-- Exercise goal --
Each line from the top of the listing through the one holding "col += len(txt)" should be restated word for word, with nothing added and no pictures.

::: Records :::

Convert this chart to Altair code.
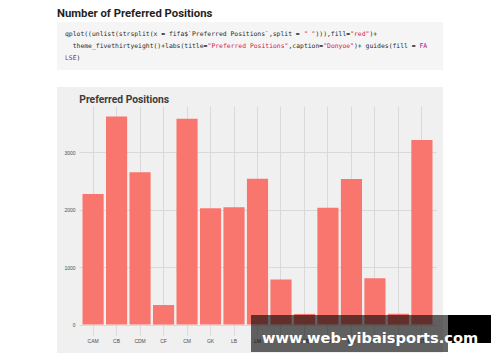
import altair as alt
import pandas as pd

# ---- data ----
positions = ["CAM", "CB", "CDM", "CF", "CM", "GK", "LB", "LM", "LW", "LWB",
             "RB", "RM", "RW", "RWB", "ST"]
counts = [2270, 3620, 2650, 340, 3580, 2025, 2040, 2535, 785, 185,
          2030, 2530, 805, 188, 3210]
y_ticks = [0, 1000, 2000, 3000]

heading = "Number of Preferred Positions"
chart_title = "Preferred Positions"
watermark = "www.web-yibaisports.com"

DARK, RED, PURPLE = "#2b2b2b", "#d6224f", "#a3167d"
code_lines = [
    [("qplot((unlist(strsplit(x = fifa$`Preferred Positions`,split = ", DARK),
     ('" "', RED), ("))),fill=", DARK), ('"red"', RED), (")+", DARK)],
    [("  theme_fivethirtyeight()+labs(title=", DARK),
     ('"Preferred Positions"', RED), (",caption=", DARK), ('"Donyoe"', RED),
     (")+ guides(fill = ", DARK), ("FA", PURPLE)],
    [("LSE", PURPLE), (")", DARK)],
]

df = pd.DataFrame({"pos": positions, "count": counts})
one = pd.DataFrame({"k": [0]})

W, H = 357, 229
ymax = max(counts)
ydom = [-0.05 * ymax, 1.05 * ymax]


def box(x1, x2, y1, y2, color, opacity=1.0):
    return alt.Chart(one).mark_rect(color=color, opacity=opacity).encode(
        x=alt.value(x1), x2=alt.value(x2), y=alt.value(y1), y2=alt.value(y2))


def label(x, y, txt, size, color, font, weight="normal", align="left"):
    return alt.Chart(one).mark_text(
        fontSize=size, color=color, font=font, fontWeight=weight,
        align=align, baseline="alphabetic").encode(
        x=alt.value(x), y=alt.value(y), text=alt.value(txt))


layers = []
# white page areas around the grey panel
layers.append(box(-71, 413, -98, -19, "white"))
layers.append(box(-71, -22, -19, 247, "white"))
layers.append(box(364, 413, -19, 247, "white"))
# code block
layers.append(box(-22, 364, -84, -36, "#f5f5f5"))
layers.append(label(-22, -89.5, heading, 11.3, "#1f1f1f", "Roboto", "bold"))

FS = 6.4
CW = 0.6021 * FS
for li, segs in enumerate(code_lines):
    col = 0
    for txt, colr in segs:
        lead = len(txt) - len(txt.lstrip(" "))
        layers.append(label(-14 + (col + lead) * CW, -70.5 + 12 * li,
                            txt.lstrip(" "), FS, colr, "DejaVu Sans Mono"))
        col += len(txt)

layers.append(label(0.3, -3.5, chart_title, 10.3, "#3c3c3c", "Roboto", "bold"))

bars = alt.Chart(df).mark_bar(color="#F8766D").encode(
    x=alt.X("pos:N", sort=positions,
            scale=alt.Scale(paddingInner=0.1, paddingOuter=0.15),
            axis=alt.Axis(title=None, labelAngle=0, ticks=False, domain=False,
                          grid=True, bandPosition=0.5, gridColor="#d9d9d9",
                          gridWidth=1, labelFontSize=5, labelColor="#4d4d4d",
                          labelFont="Liberation Sans", labelPadding=3)),
    y=alt.Y("count:Q",
            scale=alt.Scale(domain=ydom, nice=False, zero=False),
            axis=alt.Axis(title=None, values=y_ticks, format="d", ticks=False,
                          domain=False, grid=True, gridColor="#d9d9d9",
                          gridWidth=1, labelFontSize=5, labelColor="#4d4d4d",
                          labelFont="Liberation Sans", labelPadding=4)),
)
layers.append(bars)

# watermark
layers.append(box(172, 369, 209, 246, "black", 0.6))
layers.append(box(369, 412, 209, 237, "black"))
layers.append(label(183, 236.7, watermark, 14.6, "white", "DejaVu Sans", "bold"))

chart = alt.layer(*layers).properties(
    width=W, height=H,
    autosize=alt.AutoSizeParams(type="none"),
    padding={"left": 71, "top": 98, "right": 56, "bottom": 18},
).configure(background="#f0f0f0").configure_view(strokeWidth=0)

chart.save("out.html", embed_options={"renderer": "svg", "actions": False})
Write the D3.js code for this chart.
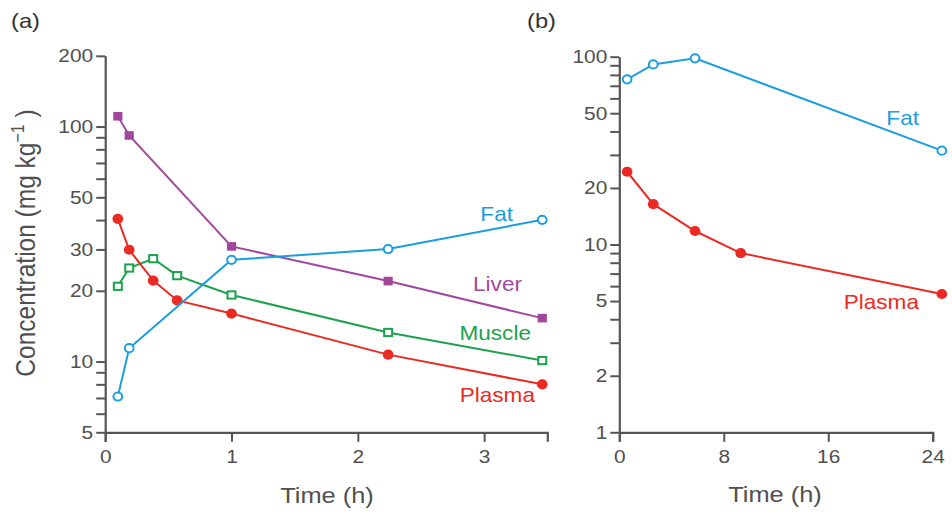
<!DOCTYPE html>
<html><head><meta charset="utf-8">
<script src="https://cdn.jsdelivr.net/npm/d3@7"></script>
<style>
body{margin:0;background:#fff;}
svg text{font-family:"Liberation Sans",Arial,sans-serif;}
</style></head>
<body><svg id="c" width="952" height="512"></svg>
<script>
// ---- Data ----
// Panel (a)
const aFatT = [0.1, 0.19, 1.0, 2.24, 3.46];
const aFatV = [7.1, 11.4, 27.1, 30.1, 40.1];
const aLiverT = [0.1, 0.19, 1.0, 2.24, 3.46];
const aLiverV = [110.6, 91.6, 30.9, 22.0, 15.3];
const aMuscleT = [0.1, 0.19, 0.38, 0.57, 1.0, 2.24, 3.46];
const aMuscleV = [20.9, 25.0, 27.4, 23.2, 19.2, 13.3, 10.1];
const aPlasmaT = [0.1, 0.19, 0.38, 0.57, 1.0, 2.24, 3.46];
const aPlasmaV = [40.5, 29.9, 22.1, 18.2, 16.0, 10.7, 8.0];
// Panel (b)
const bFatT = [0.6, 2.6, 5.8, 24.7];
const bFatV = [75.8, 91, 98, 31.6];
const bPlasmaT = [0.6, 2.6, 5.8, 9.3, 24.7];
const bPlasmaV = [24.4, 16.4, 11.8, 9.0, 5.45];
// Ticks
const aXTicks = [0, 1, 2, 3];
const aYTicks = [5, 6, 7, 8, 9, 10, 20, 30, 40, 50, 60, 70, 80, 90, 100, 200];
const aYLabels = [5, 10, 20, 30, 50, 100, 200];
const bXTicks = [0, 8, 16, 24];
const bYTicks = [1, 2, 3, 4, 5, 6, 7, 8, 9, 10, 20, 30, 40, 50, 60, 70, 80, 90, 100];
const bYLabels = [1, 2, 5, 10, 20, 50, 100];

const C = {fat:"#1c9de0", liver:"#a2489c", muscle:"#1ba24c", plasma:"#ec2a24"};
const axisCol = "#555", textCol = "#505050";
const SX = 1.13; // horizontal glyph stretch seen in the reference

const svg = d3.select("#c");

function stretchText(sel){
  sel.each(function(){
    const t = d3.select(this);
    const x = +t.attr("x") || 0;
    t.attr("x", 0).attr("transform", `translate(${x},0) scale(${SX},1)`);
  });
}

function axes(g, x, y, xticks, yticks, ylabels){
  const xa = g.append("g").attr("transform",`translate(0,${y.range()[0]})`)
    .call(d3.axisBottom(x).tickValues(xticks).tickSize(9.5).tickSizeOuter(9.5).tickPadding(8.5).tickFormat(d3.format("d")));
  const ya = g.append("g").attr("transform",`translate(${x.range()[0]},0)`)
    .call(d3.axisLeft(y).tickValues(yticks).tickSize(9).tickSizeOuter(0).tickPadding(3)
      .tickFormat(d => ylabels.includes(d) ? d : ""));
  [xa, ya].forEach(a=>{
    a.selectAll("path.domain").attr("stroke",axisCol).attr("stroke-width",2.2);
    a.selectAll(".tick line").attr("stroke",axisCol).attr("stroke-width",2);
    a.selectAll(".tick text").attr("fill",textCol).style("font-size","18.5px").call(stretchText);
  });
}

function series(g, x, y, ts, vs, color, marker){
  const pts = ts.map((t,i)=>[t, vs[i]]);
  g.append("path").datum(pts)
    .attr("fill","none").attr("stroke",color).attr("stroke-width",2)
    .attr("d", d3.line().x(d=>x(d[0])).y(d=>y(d[1])));
  const m = g.append("g");
  pts.forEach(d=>{
    const cx = x(d[0]), cy = y(d[1]);
    if (marker==="openCircle") m.append("ellipse").attr("cx",cx).attr("cy",cy).attr("rx",4.4).attr("ry",4.1)
      .attr("fill","#fff").attr("stroke",color).attr("stroke-width",2);
    else if (marker==="dot") m.append("ellipse").attr("cx",cx).attr("cy",cy).attr("rx",5.4).attr("ry",5.1).attr("fill",color);
    else if (marker==="square") m.append("rect").attr("x",cx-4.6).attr("y",cy-4.3).attr("width",9.2).attr("height",8.6).attr("fill",color);
    else if (marker==="openSquare") m.append("rect").attr("x",cx-4).attr("y",cy-3.6).attr("width",8).attr("height",7.2)
      .attr("fill","#fff").attr("stroke",color).attr("stroke-width",2);
  });
}

function text(g, x, y, str, color, size, anchor){
  return g.append("text").attr("transform",`translate(${x},${y}) scale(${SX},1)`)
    .attr("text-anchor",anchor).attr("fill",color).style("font-size",size+"px").text(str);
}

// Panel (a)
const ax = d3.scaleLinear().domain([0,3.5]).range([105.2,547.3]);
const ay = d3.scaleLog().domain([5,200]).range([432.3,55.8]);
const ga = svg.append("g");
axes(ga, ax, ay, aXTicks, aYTicks, aYLabels);
series(ga, ax, ay, aLiverT, aLiverV, C.liver, "square");
series(ga, ax, ay, aMuscleT, aMuscleV, C.muscle, "openSquare");
series(ga, ax, ay, aPlasmaT, aPlasmaV, C.plasma, "dot");
series(ga, ax, ay, aFatT, aFatV, C.fat, "openCircle");
text(ga, 513, 220.5, "Fat", C.fat, 20, "end");
text(ga, 522, 291, "Liver", C.liver, 20, "end");
text(ga, 531, 340, "Muscle", C.muscle, 20, "end");
text(ga, 535, 401.5, "Plasma", C.plasma, 20, "end");
text(ga, 327, 503, "Time (h)", textCol, 22.5, "middle");
const yt = ga.append("text").attr("transform",`translate(35,243) scale(${SX},1) rotate(-90)`).attr("text-anchor","middle")
  .attr("fill",textCol).style("font-size","24.5px");
yt.append("tspan").text("Concentration (mg kg");
yt.append("tspan").attr("dy",-10).style("font-size","16px").text("−1");
yt.append("tspan").attr("dy",10).text(" )");
text(svg, 11, 28, "(a)", "#333", 21, "start");

// Panel (b)
const bx = d3.scaleLinear().domain([0,24]).range([619.3,932.7]);
const by = d3.scaleLog().domain([1,100]).range([432.3,56.7]);
const gb = svg.append("g");
axes(gb, bx, by, bXTicks, bYTicks, bYLabels);
series(gb, bx, by, bFatT, bFatV, C.fat, "openCircle");
series(gb, bx, by, bPlasmaT, bPlasmaV, C.plasma, "dot");
text(gb, 919, 125, "Fat", C.fat, 20, "end");
text(gb, 919, 309, "Plasma", C.plasma, 20, "end");
text(gb, 775, 502, "Time (h)", textCol, 22.5, "middle");
text(svg, 527, 28, "(b)", "#333", 21, "start");
</script></body></html>
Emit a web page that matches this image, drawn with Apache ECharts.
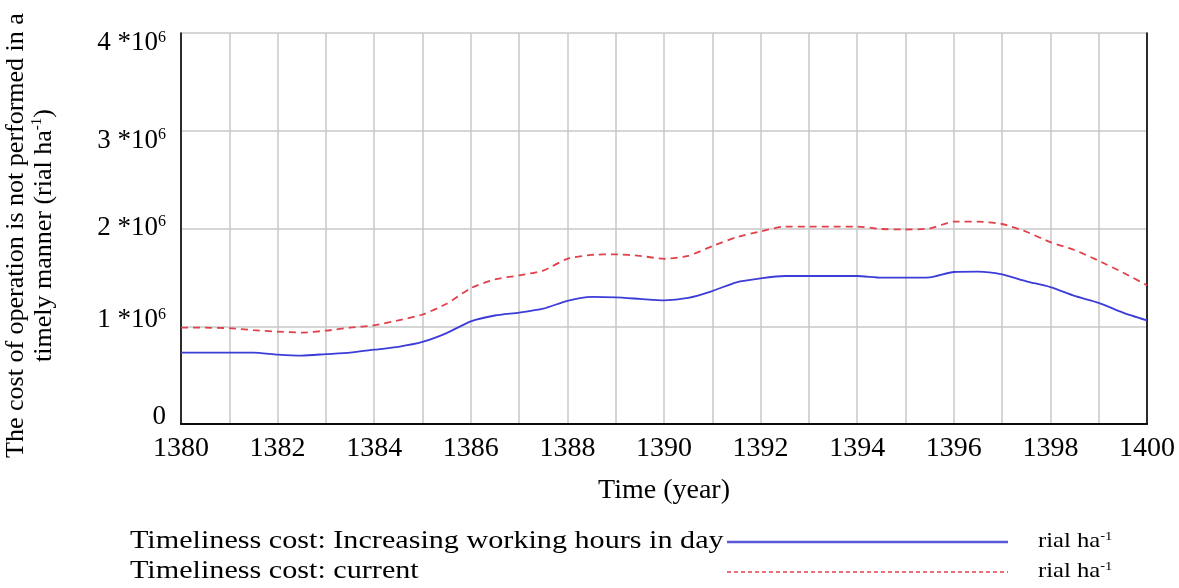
<!DOCTYPE html>
<html>
<head>
<meta charset="utf-8">
<script src="https://cdn.jsdelivr.net/npm/echarts@6/dist/echarts.min.js"></script>
<style>html,body{margin:0;padding:0;background:#fff}#c{width:1179px;height:588px}</style>
</head>
<body>
<div id="c"></div>
<script>
var years = [1380,1380.5,1381,1381.5,1382,1382.5,1383,1383.5,1384,1384.5,1385,1385.5,1386,1386.5,1387,1387.5,1388,1388.5,1389,1389.5,1390,1390.5,1391,1391.5,1392,1392.5,1393,1393.5,1394,1394.5,1395,1395.5,1396,1396.5,1397,1397.5,1398,1398.5,1399,1399.5,1400];
var increasingHours = [730000,730000,730000,730000,710000,700000,715000,730000,760000,790000,840000,930000,1050000,1110000,1140000,1180000,1260000,1300000,1295000,1280000,1265000,1290000,1360000,1450000,1490000,1514000,1514000,1514000,1514000,1497000,1497000,1500000,1555000,1558000,1530000,1460000,1400000,1310000,1240000,1140000,1060000];
var current = [985000,985000,980000,960000,945000,935000,955000,985000,1010000,1060000,1120000,1230000,1390000,1480000,1520000,1570000,1690000,1730000,1736000,1720000,1690000,1720000,1820000,1910000,1970000,2020000,2020000,2020000,2020000,1995000,1990000,2000000,2070000,2070000,2046000,1967000,1860000,1780000,1670000,1550000,1420000];
var yTickLabels = ['0','1 *10','2 *10','3 *10','4 *10'];
var seriesNames = ['Timeliness cost: Increasing working hours in day','Timeliness cost: current'];
var unitLabel = 'rial ha';

var FONT = '"Liberation Serif", "DejaVu Serif", serif';
function zip(xs, ys){ return xs.map(function(x,i){ return [x, ys[i]]; }); }

// small vertical nudges of the y tick labels, as in the reference
var yLabelShift = [-7, -6, -1, 10, 10];
var yRich = {};
yLabelShift.forEach(function(d, i){
  var pad = d > 0 ? [2*d,0,0,0] : [0,0,-2*d,0];
  yRich['b'+i] = {fontFamily:FONT, fontSize:27, color:'#000', padding:pad};
  yRich['s'+i] = {fontFamily:FONT, fontSize:16, color:'#000', verticalAlign:'top', padding:pad};
});

var chart = echarts.init(document.getElementById('c'));
var gridLine = {show:true, lineStyle:{color:'#c8c8c8', width:1.5}};
var blackLine = {show:true, lineStyle:{color:'#000', width:1.6}};
var legendTextStyle = {fontFamily:FONT, fontSize:26, fill:'#000'};
var unitRich = {a:{fontFamily:FONT, fontSize:22, fill:'#000'}, s:{fontFamily:FONT, fontSize:13, fill:'#000', verticalAlign:'top'}};
chart.setOption({
  animation:false,
  backgroundColor:'#fff',
  grid:{left:181, right:32, top:33, bottom:164, containLabel:false, outerBoundsMode:'none'},
  xAxis:[{
    type:'value', min:1380, max:1400, interval:2,
    name:'Time (year)', nameLocation:'middle', nameGap:53,
    nameTextStyle:{fontFamily:FONT, fontSize:28, color:'#000'},
    axisLine:blackLine,
    axisTick:{show:false},
    minorTick:{show:false, splitNumber:2},
    minorSplitLine:gridLine,
    splitLine:gridLine,
    axisLabel:{fontFamily:FONT, fontSize:28, color:'#000', margin:11, formatter:function(v){ return String(v); }}
  },{
    type:'value', min:1380, max:1400, interval:2, position:'top',
    axisLine:blackLine, axisTick:{show:false}, axisLabel:{show:false}, splitLine:{show:false}
  }],
  yAxis:[{
    type:'value', min:0, max:4000000, interval:1000000,
    name:'The cost of operation is not performed in a\n{t|timely manner (rial ha}{s|-1}{t|)}',
    nameLocation:'middle', nameGap:123, nameRotate:90,
    nameTextStyle:{fontFamily:FONT, fontSize:26, color:'#000', lineHeight:28, padding:[0,14,0,0],
      rich:{t:{fontFamily:FONT, fontSize:26, color:'#000'}, s:{fontFamily:FONT, fontSize:15, color:'#000', verticalAlign:'top', lineHeight:28}}},
    axisLine:blackLine,
    axisTick:{show:false},
    splitLine:gridLine,
    axisLabel:{
      margin:15, color:'#000',
      formatter:function(v){ var i = Math.round(v/1000000); return i===0 ? '{b0|'+yTickLabels[0]+'}' : '{b'+i+'|'+yTickLabels[i]+'}{s'+i+'|6}'; },
      rich:yRich
    }
  },{
    type:'value', min:0, max:4000000, interval:1000000, position:'right',
    axisLine:blackLine, axisTick:{show:false}, axisLabel:{show:false}, splitLine:{show:false}
  }],
  series:[
    {name:seriesNames[0], type:'line', data:zip(years, increasingHours), showSymbol:false, smooth:0.2,
     lineStyle:{color:'#3c3cd8', width:1.8}},
    {name:seriesNames[1], type:'line', data:zip(years, current), showSymbol:false, smooth:0.2,
     lineStyle:{color:'#e2404a', width:1.8, type:[7,5]}}
  ],
  graphic:[
    {type:'text', x:130, y:528, scaleX:1.16, style:Object.assign({text:seriesNames[0]}, legendTextStyle)},
    {type:'line', shape:{x1:727, y1:542, x2:1008, y2:542}, style:{stroke:'#5a5ad8', lineWidth:2.5}},
    {type:'text', x:1038, y:530, scaleX:1.12, style:{text:'{a|'+unitLabel+'}{s|-1}', rich:unitRich}},
    {type:'text', x:130, y:558, scaleX:1.16, style:Object.assign({text:seriesNames[1]}, legendTextStyle)},
    {type:'line', shape:{x1:727, y1:572, x2:1008, y2:572}, style:{stroke:'#e2404a', lineWidth:1.5, lineDash:[4,3]}},
    {type:'text', x:1038, y:560, scaleX:1.12, style:{text:'{a|'+unitLabel+'}{s|-1}', rich:unitRich}}
  ]
});
</script>
</body>
</html>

:::

-- Solution to the exercise --
Convert this chart to Altair code.
import altair as alt
import pandas as pd

# ---- data ----
positions = ["CAM", "CB", "CDM", "CF", "CM", "GK", "LB", "LM", "LW", "LWB",
             "RB", "RM", "RW", "RWB", "ST"]
counts = [2270, 3620, 2650, 340, 3580, 2025, 2040, 2535, 785, 185,
          2030, 2530, 805, 188, 3210]
y_ticks = [0, 1000, 2000, 3000]

heading = "Number of Preferred Positions"
chart_title = "Preferred Positions"
watermark = "www.web-yibaisports.com"

DARK, RED, PURPLE = "#2b2b2b", "#d6224f", "#a3167d"
code_lines = [
    [("qplot((unlist(strsplit(x = fifa$`Preferred Positions`,split = ", DARK),
     ('" "', RED), ("))),fill=", DARK), ('"red"', RED), (")+", DARK)],
    [("  theme_fivethirtyeight()+labs(title=", DARK),
     ('"Preferred Positions"', RED), (",caption=", DARK), ('"Donyoe"', RED),
     (")+ guides(fill = ", DARK), ("FA", PURPLE)],
    [("LSE", PURPLE), (")", DARK)],
]

df = pd.DataFrame({"pos": positions, "count": counts})
one = pd.DataFrame({"k": [0]})

W, H = 357, 229
ymax = max(counts)
ydom = [-0.05 * ymax, 1.05 * ymax]


def box(x1, x2, y1, y2, color, opacity=1.0):
    return alt.Chart(one).mark_rect(color=color, opacity=opacity).encode(
        x=alt.value(x1), x2=alt.value(x2), y=alt.value(y1), y2=alt.value(y2))


def label(x, y, txt, size, color, font, weight="normal", align="left"):
    return alt.Chart(one).mark_text(
        fontSize=size, color=color, font=font, fontWeight=weight,
        align=align, baseline="alphabetic").encode(
        x=alt.value(x), y=alt.value(y), text=alt.value(txt))


layers = []
# white page areas around the grey panel
layers.append(box(-71, 413, -98, -19, "white"))
layers.append(box(-71, -22, -19, 247, "white"))
layers.append(box(364, 413, -19, 247, "white"))
# code block
layers.append(box(-22, 364, -84, -36, "#f5f5f5"))
layers.append(label(-22, -89.5, heading, 11.3, "#1f1f1f", "Roboto", "bold"))

FS = 6.4
CW = 0.6021 * FS
for li, segs in enumerate(code_lines):
    col = 0
    for txt, colr in segs:
        lead = len(txt) - len(txt.lstrip(" "))
        layers.append(label(-14 + (col + lead) * CW, -70.5 + 12 * li,
                            txt.lstrip(" "), FS, colr, "DejaVu Sans Mono"))
        col += len(txt)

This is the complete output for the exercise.